— Begin Data rows —
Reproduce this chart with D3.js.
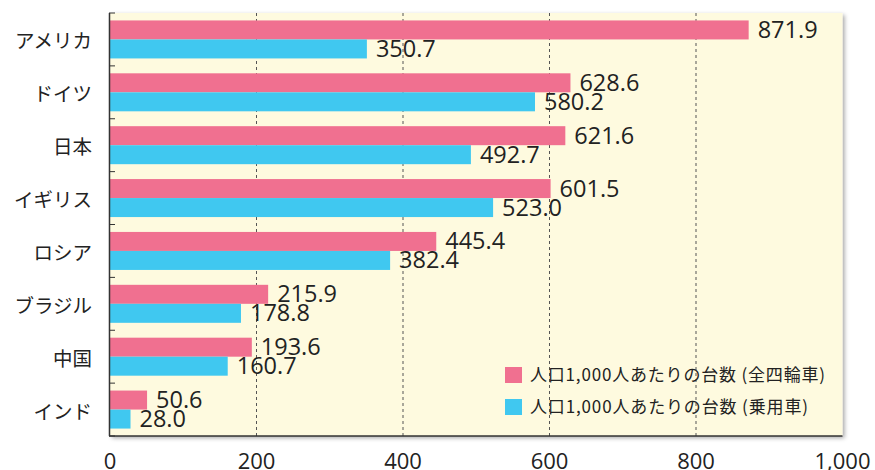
<!DOCTYPE html>
<html><head><meta charset="utf-8">
<script src="https://cdn.jsdelivr.net/npm/d3@7"></script>
<style>body{margin:0;background:#fff;}svg{display:block;font-family:"Noto Sans CJK JP","Noto Sans",sans-serif;}</style>
</head><body><svg id="c" width="875" height="470"></svg>
<script>
const categories = ["アメリカ","ドイツ","日本","イギリス","ロシア","ブラジル","中国","インド"];
const allVehicles = [871.9,628.6,621.6,601.5,445.4,215.9,193.6,50.6];
const passengerCars = [350.7,580.2,492.7,523.0,382.4,178.8,160.7,28.0];
const xTicks = [0,200,400,600,800,1000];
const seriesNames = ["人口1,000人あたりの台数 (全四輪車)","人口1,000人あたりの台数 (乗用車)"];
const colors = ["#f07090","#40c8f0"];

const svg = d3.select("#c");
const L=110, R=842.5, T=13, B=436;
const x = d3.scaleLinear().domain([0,1000]).range([L,R]);
const y = d3.scaleBand().domain(categories).range([T,B]).paddingInner(0).paddingOuter(0);
const numFont = "'Open Sans','Noto Sans',sans-serif";

// shadow
const defs = svg.append("defs");
const f = defs.append("filter").attr("id","sh").attr("x","-5%").attr("y","-5%").attr("width","110%").attr("height","115%");
f.append("feDropShadow").attr("dx",2).attr("dy",2).attr("stdDeviation",2).attr("flood-color","#000").attr("flood-opacity",0.35);
svg.append("rect").attr("x",L).attr("y",T).attr("width",R-L).attr("height",B-T).attr("fill","#fefadf").attr("filter","url(#sh)");

// gridlines
svg.append("g").selectAll("line").data(xTicks.filter(d=>d>0&&d<1000)).join("line")
  .attr("x1",d=>x(d)).attr("x2",d=>x(d)).attr("y1",T).attr("y2",B)
  .attr("stroke","#555").attr("stroke-width",1).attr("stroke-dasharray","3,3");

const bh = 19;
const off = (y.bandwidth()-2*bh)/2;
const gb = svg.append("g");
categories.forEach((c,i)=>{
  const y0 = y(c)+off;
  gb.append("rect").attr("x",x(0)).attr("y",y0).attr("width",x(allVehicles[i])-x(0)).attr("height",bh).attr("fill",colors[0]);
  gb.append("rect").attr("x",x(0)).attr("y",y0+bh).attr("width",x(passengerCars[i])-x(0)).attr("height",bh).attr("fill",colors[1]);
});
categories.forEach((c,i)=>{
  const y0 = y(c)+off;
  gb.append("text").attr("x",x(allVehicles[i])+9).attr("y",y0+bh/2-0.5).attr("dy","0.36em")
    .attr("font-family",numFont).attr("font-size",23.5).attr("fill","#222").text(allVehicles[i].toFixed(1));
  gb.append("text").attr("x",x(passengerCars[i])+9).attr("y",y0+bh*1.5-0.5).attr("dy","0.36em")
    .attr("font-family",numFont).attr("font-size",23.5).attr("fill","#222").text(passengerCars[i].toFixed(1));
});

// left axis
svg.append("line").attr("x1",L-0.5).attr("x2",L-0.5).attr("y1",T).attr("y2",B).attr("stroke","#333").attr("stroke-width",1.5);
const bounds = categories.map(c=>y(c)).concat([B]);
svg.append("g").selectAll("line").data(bounds).join("line")
  .attr("x1",L-1).attr("x2",L+5).attr("y1",d=>d).attr("y2",d=>d).attr("stroke","#333").attr("stroke-width",1);
svg.append("g").selectAll("text").data(categories).join("text")
  .attr("x",92).attr("y",d=>y(d)+y.bandwidth()/2+2).attr("dy","0.36em").attr("text-anchor","end")
  .attr("font-size",19.5).attr("fill","#222").text(d=>d);

// bottom axis
svg.append("line").attr("x1",L-1).attr("x2",R).attr("y1",B).attr("y2",B).attr("stroke","#333").attr("stroke-width",1.5);
svg.append("g").selectAll("text").data(xTicks).join("text")
  .attr("x",d=>x(d)).attr("y",469).attr("text-anchor","middle")
  .attr("font-family",numFont).attr("font-size",22).attr("fill","#222").text(d=>d3.format(",")(d));

// legend
const lg = svg.append("g");
const legLen = [295, 278];
seriesNames.forEach((s,i)=>{
  lg.append("rect").attr("x",505).attr("y",367+i*32).attr("width",17).attr("height",16).attr("fill",colors[i]);
  lg.append("text").attr("x",530).attr("y",375+i*32).attr("dy","0.36em").attr("font-size",17)
    .attr("textLength",legLen[i]).attr("lengthAdjust","spacing").attr("fill","#222").text(s);
});
</script></body></html>
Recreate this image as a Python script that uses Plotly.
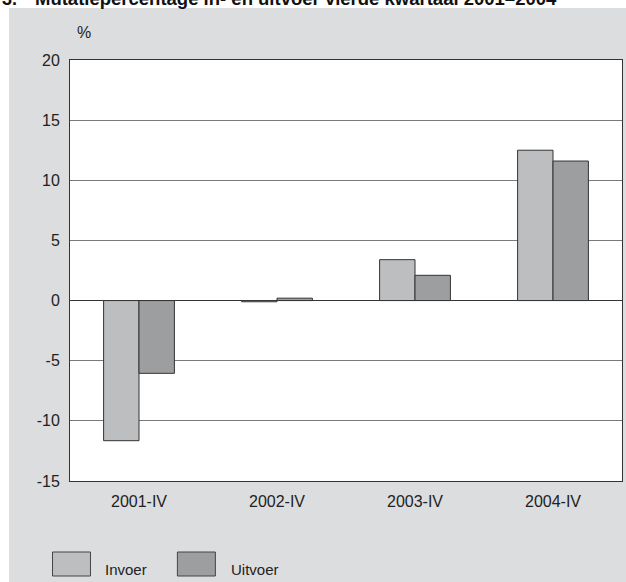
import plotly.graph_objects as go

categories = ["2001-IV", "2002-IV", "2003-IV", "2004-IV"]
series_names = ["Invoer", "Uitvoer"]
invoer = [-11.65, -0.1, 3.4, 12.5]
uitvoer = [-6.05, 0.2, 2.1, 11.6]
y_ticks = [20, 15, 10, 5, 0, -5, -10, -15]
title_number = "3."
title_text = "Mutatiepercentage in- en uitvoer vierde kwartaal 2001\u20132004"
unit_label = "%"

colors = ["#bdbec0", "#9d9ea0"]
W, H = 626, 582
L, R, T, B = 69.5, 4, 60, 101
pw, ph = W - L - R, H - T - B


def px(x):
    return (x - L) / pw


def py(y):
    return (H - B - y) / ph


FONT = "Liberation Sans, Arial, sans-serif"

fig = go.Figure()
for name, vals, col in zip(series_names, [invoer, uitvoer], colors):
    fig.add_trace(go.Bar(
        x=categories, y=vals, name=name,
        marker=dict(color=col, line=dict(color="#333333", width=1)),
        showlegend=False,
    ))

shapes = [
    # white strips outside gray panel
    dict(type="rect", xref="paper", yref="paper", x0=px(-5), x1=px(W + 5),
         y0=py(8), y1=py(-5), fillcolor="white", line=dict(width=0), layer="below"),
    dict(type="rect", xref="paper", yref="paper", x0=px(-5), x1=px(8.5),
         y0=py(H + 5), y1=py(-5), fillcolor="white", line=dict(width=0), layer="below"),
]

annotations = [
    dict(text="<b>" + title_number + "</b>", xref="paper", yref="paper",
         x=px(-1), y=py(11), xanchor="left", yanchor="bottom", showarrow=False,
         font=dict(family=FONT, size=18, color="#111111")),
    dict(text="<b>" + title_text + "</b>", xref="paper", yref="paper",
         x=px(32), y=py(11), xanchor="left", yanchor="bottom", showarrow=False,
         font=dict(family=FONT, size=18.5, color="#111111")),
    dict(text=unit_label, xref="paper", yref="paper", x=px(84), y=py(32),
         xanchor="center", yanchor="middle", showarrow=False,
         font=dict(family=FONT, size=16, color="#222222")),
]

# manual legend
legend_boxes = [(52, 90, 103), (177, 215, 229)]
for (bx0, bx1, tx), name, col in zip(legend_boxes, series_names, colors):
    shapes.append(dict(type="rect", xref="paper", yref="paper",
                       x0=px(bx0), x1=px(bx1), y0=py(576), y1=py(552),
                       fillcolor=col, line=dict(color="#444444", width=1)))
    annotations.append(dict(text=name, xref="paper", yref="paper",
                            x=px(tx), y=py(569), xanchor="left", yanchor="middle",
                            showarrow=False,
                            font=dict(family=FONT, size=15, color="#222222")))

fig.update_layout(
    width=W, height=H,
    margin=dict(l=L, r=R, t=T, b=B, pad=0),
    paper_bgcolor="#dcdddf",
    plot_bgcolor="white",
    barmode="group",
    bargap=0.487,
    bargroupgap=0,
    font=dict(family=FONT, size=16, color="#222222"),
    shapes=shapes,
    annotations=annotations,
    xaxis=dict(
        type="category", range=[-0.5, 3.5], showgrid=False,
        showline=True, linecolor="#333333", linewidth=1, mirror=True,
        ticks="", ticklabelstandoff=6, tickfont=dict(size=16, color="#222222"),
        fixedrange=True,
    ),
    yaxis=dict(
        range=[-15, 20], tickvals=y_ticks, ticktext=[str(v) for v in y_ticks],
        showgrid=True, gridcolor="#7a7a7a", gridwidth=1,
        zeroline=True, zerolinecolor="#333333", zerolinewidth=1,
        showline=True, linecolor="#333333", linewidth=1, mirror=True,
        ticks="", ticklabelstandoff=6, tickfont=dict(size=16, color="#222222"),
        fixedrange=True,
    ),
)

fig.write_html(
    "out.html",
    config={"displayModeBar": False},
    post_script="document.body.style.margin='0';document.body.style.overflow='hidden';",
)
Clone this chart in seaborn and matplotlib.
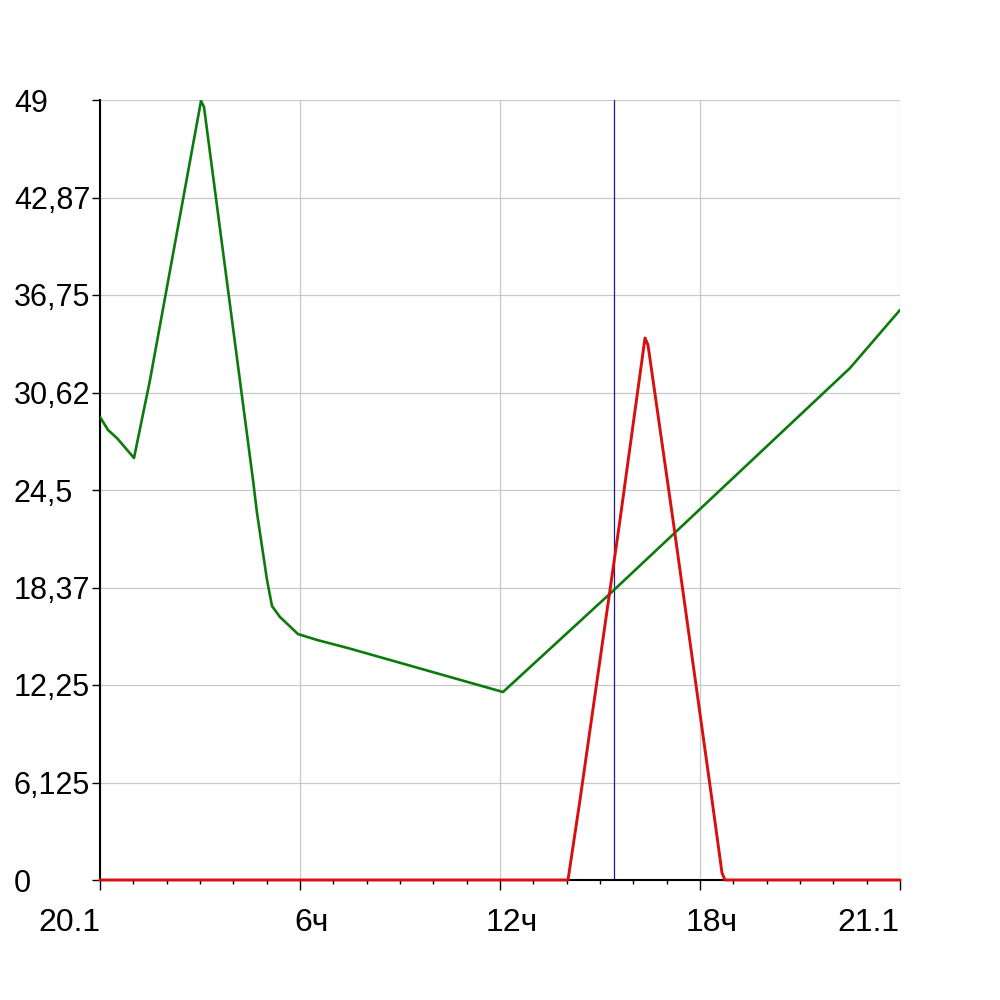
import matplotlib
matplotlib.use('Agg')
import matplotlib.pyplot as plt
import matplotlib.transforms as mtransforms
import seaborn as sns
import pandas as pd

sns.set_style('white')
plt.rcParams['font.family'] = ['Liberation Sans', 'DejaVu Sans']
plt.rcParams['text.color'] = 'black'

# green series (hours since 20.1 00:00, value)
green_hours = [0, 0.24, 0.51, 1.02, 1.5, 3.03, 3.12, 4.59, 4.71, 5.01, 5.16, 5.4,
               5.94, 6.51, 7.44, 12.09, 15.42, 22.5, 24]
green_values = [29.09, 28.27, 27.76, 26.51, 31.41, 48.94, 48.56, 25.13, 23.06, 18.85,
                17.21, 16.52, 15.45, 15.08, 14.57, 11.81, 18.22, 32.16, 35.81]

# red series
red_hours = [0, 14.04, 14.4, 15.6, 16.35, 16.44, 17.19, 18.36, 18.66, 18.75, 24]
red_values = [0, 0, 5.03, 22.62, 34.05, 33.61, 22.62, 5.03, 0.44, 0, 0]

cursor_hour = 15.42

x_ticks = [0, 6, 12, 18, 24]
x_labels = ['20.1', '6ч', '12ч', '18ч', '21.1']
y_ticks = [0, 6.125, 12.25, 18.375, 24.5, 30.625, 36.75, 42.875, 49]
y_labels = ['0', '6,125', '12,25', '18,37', '24,5', '30,62', '36,75', '42,87', '49']

green_df = pd.DataFrame({'hour': green_hours, 'value': green_values})
red_df = pd.DataFrame({'hour': red_hours, 'value': red_values})

fig = plt.figure(figsize=(10, 10), dpi=100)
ax = fig.add_axes([0.1, 0.12, 0.8, 0.78])

sns.lineplot(data=green_df, x='hour', y='value', ax=ax, color='#0c7a0c',
             linewidth=1.9, estimator=None, sort=False, zorder=3)
sns.lineplot(data=red_df, x='hour', y='value', ax=ax, color='#d80f0f',
             linewidth=2.1, estimator=None, sort=False, zorder=4, clip_on=False)
ax.axvline(cursor_hour, color='#1a1a90', linewidth=0.9, zorder=2)

ax.set_xlim(0, 24)
ax.set_ylim(0, 49)
ax.set_xlabel('')
ax.set_ylabel('')

ax.set_xticks(x_ticks)
ax.set_xticklabels(x_labels, fontsize=23)
ax.set_xticks(range(0, 25), minor=True)
ax.set_yticks(y_ticks)
ax.set_yticklabels(y_labels, fontsize=22, ha='left')

ax.grid(True, which='major', color='#c8c8c8', linewidth=0.9)
ax.set_axisbelow(True)

for side in ['top', 'right']:
    ax.spines[side].set_visible(False)
for side in ['left', 'bottom']:
    ax.spines[side].set_color('black')
    ax.spines[side].set_linewidth(1.5)

ax.tick_params(axis='x', which='major', length=7, width=1, color='black', pad=13,
               bottom=True, labelcolor='black')
ax.tick_params(axis='x', which='minor', length=3, width=1, color='black', bottom=True)
ax.tick_params(axis='y', which='major', length=6, width=1, color='black', pad=56,
               left=True, labelcolor='black')

# the outer dates sit to the left of their tick, hour labels slightly right
for lbl in ax.get_xticklabels():
    if lbl.get_text() in ('20.1', '21.1'):
        lbl.set_horizontalalignment('right')
    else:
        lbl.set_transform(lbl.get_transform() + mtransforms.ScaledTranslation(0.12, 0, fig.dpi_scale_trans))

fig.savefig('out.png', dpi=100, facecolor='white')
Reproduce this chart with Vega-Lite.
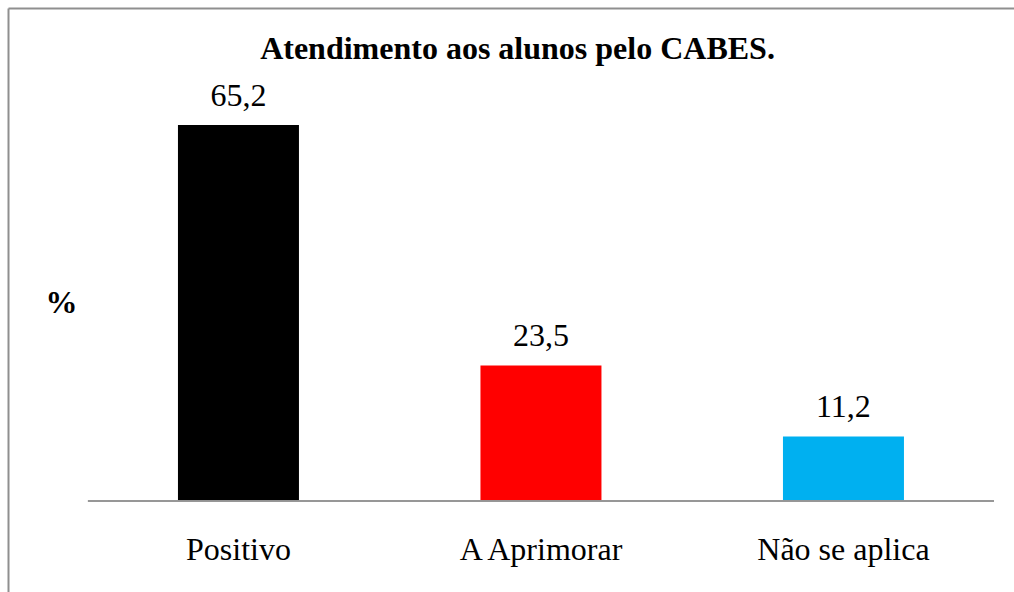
— End Data rows —
Take every line above carrying "this" and return it.

→ **Output of the exercise**
Reproduce this chart with D3.js.
Recreate this image as a Python script that uses Plotly.
Clone this chart in seaborn and matplotlib.
Reproduce this chart with Vega-Lite.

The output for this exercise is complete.